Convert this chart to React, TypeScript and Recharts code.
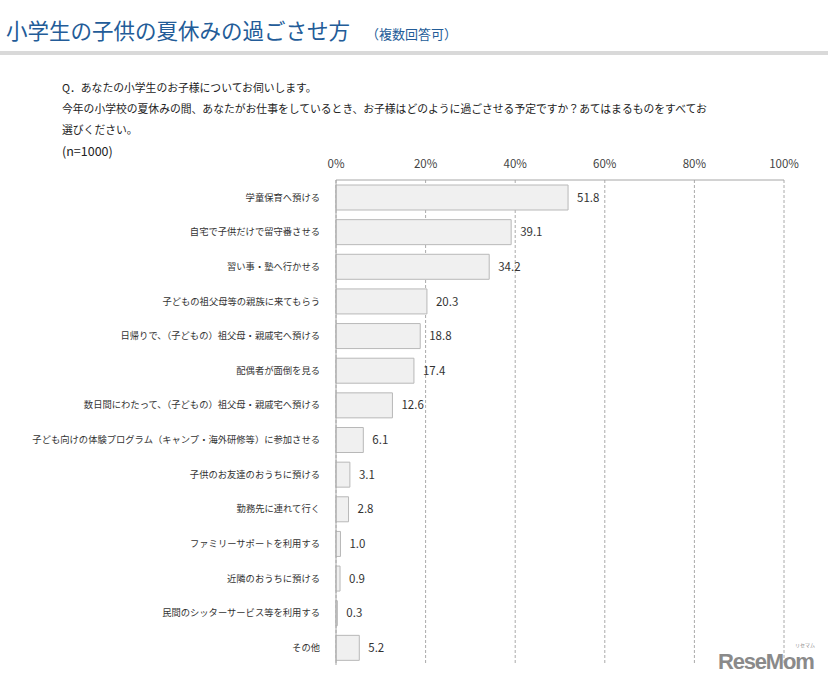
import React from 'react';
import { BarChart, Bar, XAxis, YAxis, CartesianGrid, LabelList } from 'recharts';

const categories = [
  '学童保育へ預ける',
  '自宅で子供だけで留守番させる',
  '習い事・塾へ行かせる',
  '子どもの祖父母等の親族に来てもらう',
  '日帰りで、（子どもの）祖父母・親戚宅へ預ける',
  '配偶者が面倒を見る',
  '数日間にわたって、（子どもの）祖父母・親戚宅へ預ける',
  '子ども向けの体験プログラム（キャンプ・海外研修等）に参加させる',
  '子供のお友達のおうちに預ける',
  '勤務先に連れて行く',
  'ファミリーサポートを利用する',
  '近隣のおうちに預ける',
  '民間のシッターサービス等を利用する',
  'その他',
];
const values = [51.8, 39.1, 34.2, 20.3, 18.8, 17.4, 12.6, 6.1, 3.1, 2.8, 1.0, 0.9, 0.3, 5.2];
const xTicks = [0, 20, 40, 60, 80, 100];
const boundaryTicks = [1, 2, 3, 4, 5, 6, 7, 8, 9, 10, 11, 12, 13, 14];

const data = categories.map((name, i) => ({ name, value: values[i] }));

const FONT = '"Noto Sans CJK JP", "Noto Sans", sans-serif';

export default function App() {
  return (
    <div style={{ position: 'fixed', left: 0, top: 0, width: 828, height: 686, background: '#fff', fontFamily: FONT, overflow: 'hidden' }}>
      <div style={{ position: 'absolute', left: 6, top: 14, whiteSpace: 'nowrap', color: '#235c98' }}>
        <span style={{ fontSize: 21.5, letterSpacing: 0 }}>小学生の子供の夏休みの過ごさせ方</span>
        <span style={{ fontSize: 13, marginLeft: 16 }}>（複数回答可）</span>
      </div>
      <div style={{ position: 'absolute', left: 0, top: 51, width: 828, height: 4, background: '#d9d9d9' }} />
      <div style={{ position: 'absolute', left: 62, top: 77, fontSize: 10.8, color: '#222', lineHeight: '21px', whiteSpace: 'nowrap' }}>
        <div>Q．あなたの小学生のお子様についてお伺いします。</div>
        <div>今年の小学校の夏休みの間、あなたがお仕事をしているとき、お子様はどのように過ごさせる予定ですか？あてはまるものをすべてお</div>
        <div>選びください。</div>
        <div style={{ fontSize: 12.5, lineHeight: '21px' }}>(n=1000)</div>
      </div>
      <div style={{ position: 'absolute', left: 0, top: 150 }}>
        <BarChart
          width={828}
          height={520}
          data={data}
          layout="vertical"
          margin={{ top: 0, right: 44, bottom: 5, left: 0 }}
          barCategoryGap={0}
        >
          <CartesianGrid horizontal={false} vertical={true} stroke="#aaaaaa" strokeDasharray="3 2" xAxisId="x" yAxisId="cat" />
          <XAxis
            xAxisId="x"
            type="number"
            orientation="top"
            domain={[0, 100]}
            ticks={xTicks}
            tickFormatter={(v) => `${v}%`}
            height={30}
            tickLine={false}
            tickSize={0}
            tickMargin={12}
            axisLine={{ stroke: '#a6a6a6' }}
            tick={{ fontSize: 11.5, fill: '#444', fontFamily: FONT }}
          />
          <YAxis
            yAxisId="cat"
            type="category"
            dataKey="name"
            width={336}
            tickLine={false}
            tickMargin={10}
            axisLine={{ stroke: '#a6a6a6' }}
            tick={{ fontSize: 9.3, fill: '#333', fontFamily: FONT }}
            interval={0}
          />
          <YAxis
            yAxisId="bd"
            type="number"
            domain={[0, 14]}
            reversed
            ticks={boundaryTicks}
            mirror
            tick={false}
            tickSize={4}
            tickLine={{ stroke: '#a6a6a6' }}
            axisLine={false}
          />
          <Bar
            dataKey="value"
            xAxisId="x"
            yAxisId="cat"
            barSize={25}
            fill="#f0f0f0"
            stroke="#b8b8b8"
            strokeWidth={1}
            isAnimationActive={false}
          >
            <LabelList
              dataKey="value"
              position="right"
              offset={9}
              formatter={(v: number) => v.toFixed(1)}
              style={{ fontSize: 11.5, fill: '#333', fontFamily: FONT }}
            />
          </Bar>
        </BarChart>
      </div>
      <div style={{ position: 'absolute', left: 718, top: 649, fontSize: 22, fontWeight: 'bold', color: '#8a8a8a', fontFamily: '"Liberation Sans", Arial, sans-serif', letterSpacing: -1.2, lineHeight: '26px', whiteSpace: 'nowrap' }}>
        ReseMom
      </div>
      <div style={{ position: 'absolute', left: 795, top: 642, fontSize: 5, lineHeight: '6px', color: '#8a8a8a', whiteSpace: 'nowrap' }}>リセマム</div>
    </div>
  );
}
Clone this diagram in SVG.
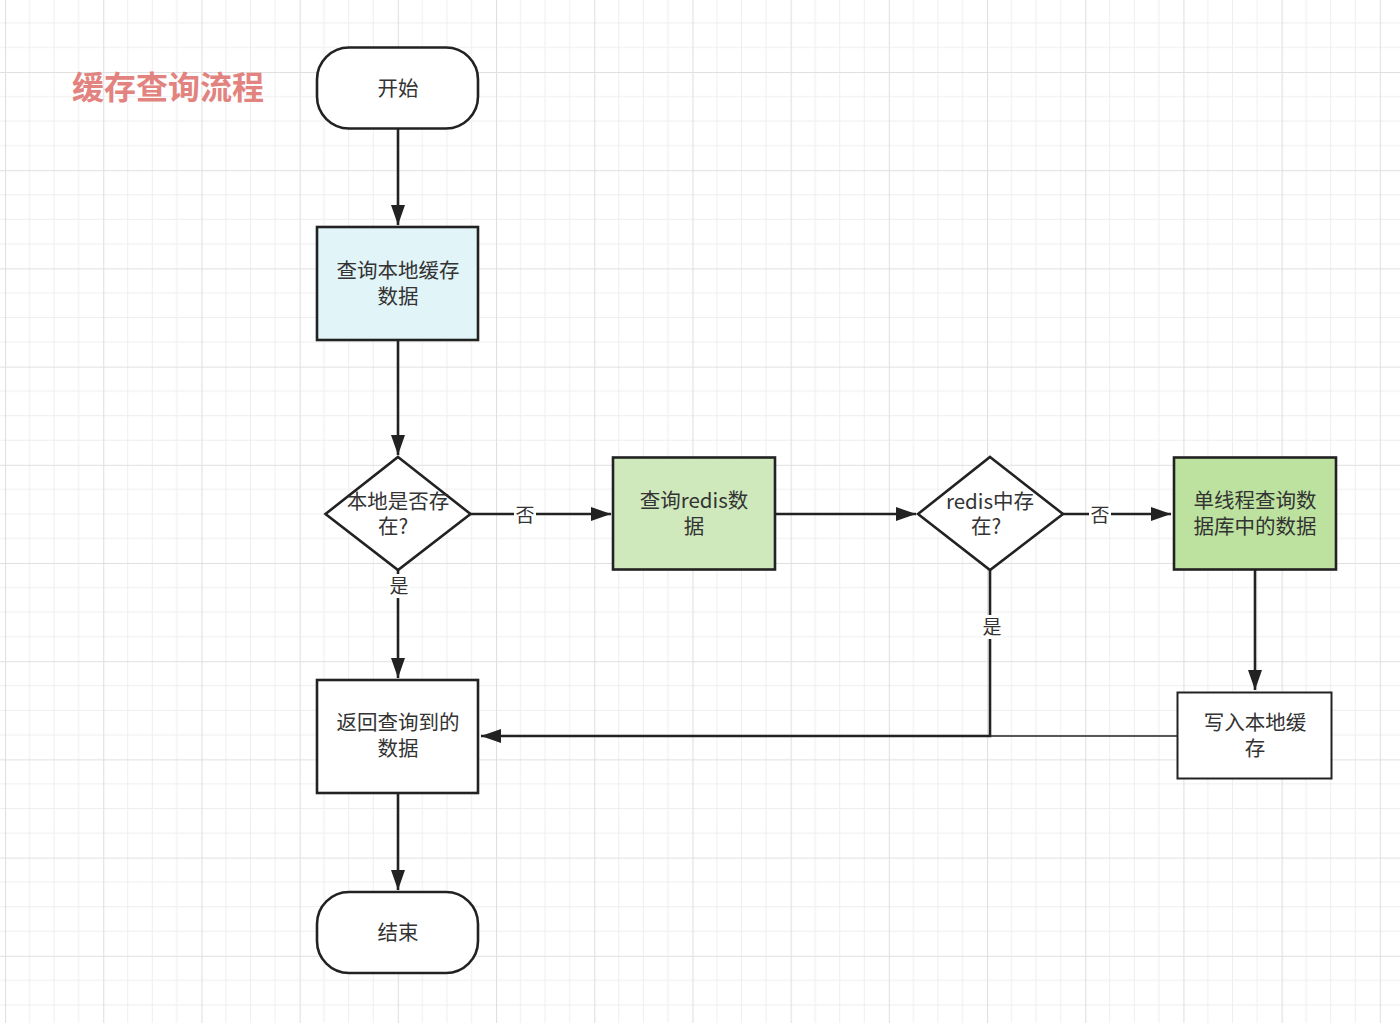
<svg xmlns="http://www.w3.org/2000/svg" width="1400" height="1023" viewBox="0 0 1400 1023">
<defs>
<pattern id="grid" patternUnits="userSpaceOnUse" x="5" y="72" width="98.2" height="98.2">
<path d="M24.55 0V98.2M49.1 0V98.2M73.65 0V98.2M0 24.55H98.2M0 49.1H98.2M0 73.65H98.2" stroke="#eeeeee" stroke-width="1" fill="none"/>
<path d="M0.5 0V98.2M0 0.5H98.2" stroke="#e0e0e0" stroke-width="1.2" fill="none"/>
</pattern>
<marker id="arr" viewBox="0 0 20 14" refX="20" refY="7" markerUnits="userSpaceOnUse" markerWidth="20" markerHeight="14" orient="auto">
<path d="M0 0L20 7L0 14Z" fill="#222"/>
</marker>
<style>
.n{stroke:#222;stroke-width:2.6;}
.t{font-family:"Noto Sans CJK SC","Liberation Sans",sans-serif;font-size:20.5px;fill:#333;text-anchor:middle;}
.l{font-family:"Noto Sans CJK SC","Liberation Sans",sans-serif;font-size:19px;fill:#333;text-anchor:middle;}
.e{fill:none;stroke:#222;stroke-width:2.6;}
</style>
</defs>
<rect width="1400" height="1023" fill="#ffffff"/>
<rect width="1400" height="1023" fill="url(#grid)"/>
<text x="168" y="99" font-family="'Noto Sans CJK SC',sans-serif" font-size="32" font-weight="bold" fill="#e2837f" text-anchor="middle">缓存查询流程</text>

<g id="connectors">
<path class="e" d="M398 129V225" marker-end="url(#arr)"/>
<path class="e" d="M398 340V455" marker-end="url(#arr)"/>
<path class="e" d="M470 514H611" marker-end="url(#arr)"/>
<rect x="514" y="503" width="22" height="24" fill="#fff"/>
<text class="l" x="525" y="522">否</text>
<path class="e" d="M398 570V678" marker-end="url(#arr)"/>
<rect x="388" y="574" width="22" height="24" fill="#fff"/>
<text class="l" x="399" y="593">是</text>
<path class="e" d="M775 514H916" marker-end="url(#arr)"/>
<path class="e" d="M1063 514H1171" marker-end="url(#arr)"/>
<rect x="1089" y="503" width="22" height="24" fill="#fff"/>
<text class="l" x="1100" y="522">否</text>
<path class="e" d="M1255 570V690" marker-end="url(#arr)"/>
<path d="M1177 736H990" fill="none" stroke="#222" stroke-width="1.6"/>
<path class="e" d="M990 570V736H481" marker-end="url(#arr)"/>
<rect x="981" y="615" width="22" height="24" fill="#fff"/>
<text class="l" x="992" y="634">是</text>
<path class="e" d="M398 793V890" marker-end="url(#arr)"/>
</g>

<g id="start">
<rect class="n" x="317" y="47.5" width="161" height="81" rx="32" fill="#fff"/>
<text class="t" x="398" y="96">开始</text>
</g>
<g id="query-local">
<rect class="n" x="317" y="227" width="161" height="113" fill="#e1f4f7"/>
<text class="t" x="398" y="278">查询本地缓存</text>
<text class="t" x="398" y="304">数据</text>
</g>
<g id="local-exists">
<path class="n" d="M398 457L470.5 514L398 570L325.5 514Z" fill="#fff"/>
<text class="t" x="398" y="509">本地是否存</text>
<text class="t" x="393" y="534">在?</text>
</g>
<g id="query-redis">
<rect class="n" x="613" y="457.5" width="162" height="112" fill="#cfe9bd"/>
<text class="t" x="694" y="508">查询redis数</text>
<text class="t" x="694" y="534">据</text>
</g>
<g id="redis-exists">
<path class="n" d="M990 457L1063 514L990 570L918 514Z" fill="#fff"/>
<text class="t" x="990" y="509">redis中存</text>
<text class="t" x="986" y="534">在?</text>
</g>
<g id="query-db">
<rect class="n" x="1174" y="457.5" width="162" height="112" fill="#bde2a0"/>
<text class="t" x="1255" y="508">单线程查询数</text>
<text class="t" x="1255" y="534">据库中的数据</text>
</g>
<g id="write-local">
<rect x="1177.5" y="692.5" width="154" height="86" fill="#fff" stroke="#222" stroke-width="2"/>
<text class="t" x="1255" y="730">写入本地缓</text>
<text class="t" x="1255" y="756">存</text>
</g>
<g id="return-data">
<rect class="n" x="317" y="680" width="161" height="113" fill="#fff"/>
<text class="t" x="398" y="730">返回查询到的</text>
<text class="t" x="398" y="756">数据</text>
</g>
<g id="end">
<rect class="n" x="317" y="892" width="161" height="81" rx="32" fill="#fff"/>
<text class="t" x="398" y="940">结束</text>
</g>
</svg>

- _WORK TO DO_
Go from the first line of the data above to the line containing "YAxis, CartesianGrid, LabelList" and retype exactly those lines, both included, but none of the pictures.

- _SOLUTION_
Convert this chart to React, TypeScript and Recharts code.
import React from 'react';
import { BarChart, Bar, XAxis, YAxis, CartesianGrid, LabelList } from 'recharts';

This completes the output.